Беглый обзор поздневизантийского периода выявляет в нем некоторую схожесть с ситуацией накануне иконоборчества. Богословская полемика между паламитами и антипаламитами — не менее напряженная, чем христологические контроверзы более ранней эпохи — завершилась, как и тогда, догматическими утверждениями, принятыми на соборах. Разница в том, что паламитские споры имели куда меньший масштаб вследствие колоссального сужения византийских границ в эпоху Палеологов. Но Константинопольская церковь по–прежнему сохраняла административный контроль и духовно–интеллектуальное влияние в Восточной Европе, так что богословские суждения, принятые в Византии, всякий раз отзывались целым рядом культурных и политических событий в регионе.

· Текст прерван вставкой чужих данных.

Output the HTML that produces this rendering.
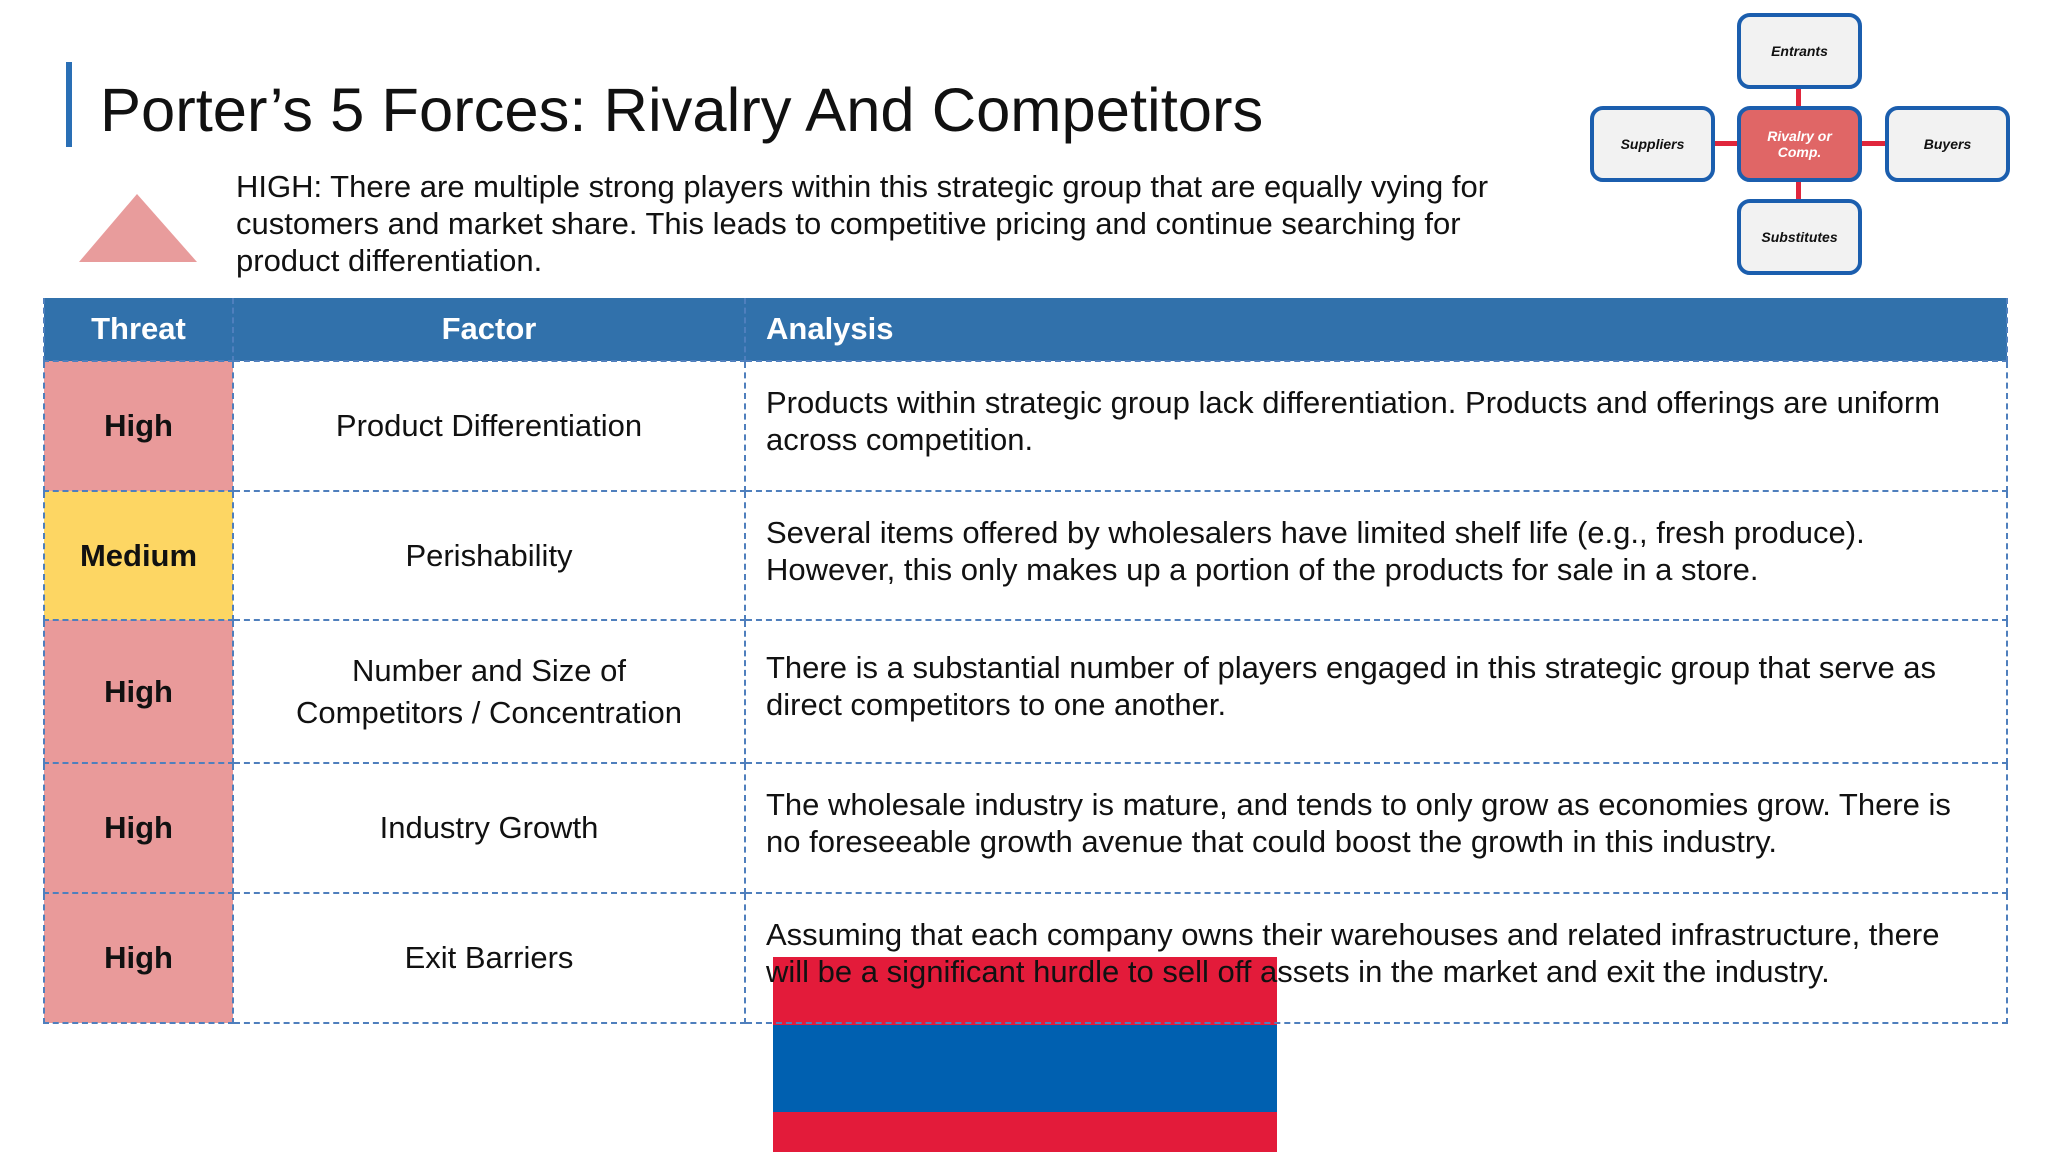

В богословских спорах XIV в. каждая сторона обвиняла другую в «нововведениях» и заявляла о себе, что лишь она — оплот преемственности. Тогда же возник вопрос: опирается ли паламитское различение Божественной сущности и Божественных нетварных энергий на богословие Каппадокийцев и прп. Максима Исповедника или, напротив, противоречит святоотеческой традиции? При этом обе стороны взывали к авторитету Псевдо–Дионисия. Не входя в детали, скажем, что паламитское богословие, которое восторжествовало в поздней Византии, было связано (как и урегулирование христологического вопроса при Юстиниане) в первую очередь с твердо удержанным представлением о том, что а) Бог и человечество способны к взаимопроницанию при сохранении сущностного различия; б) христианскую веру следует выражать в понятиях богопричастности (или «обожения», θέωσις), а не просто даров Божественной благодати, ниспосылаемых извне тварному состоянию (habitus); в) Бог, отдавая Себя человечеству, остается трансцендентным, но сохраняет всю полноту Своего бытия и в сущностной трансцендентности, и в даровании Себя твари.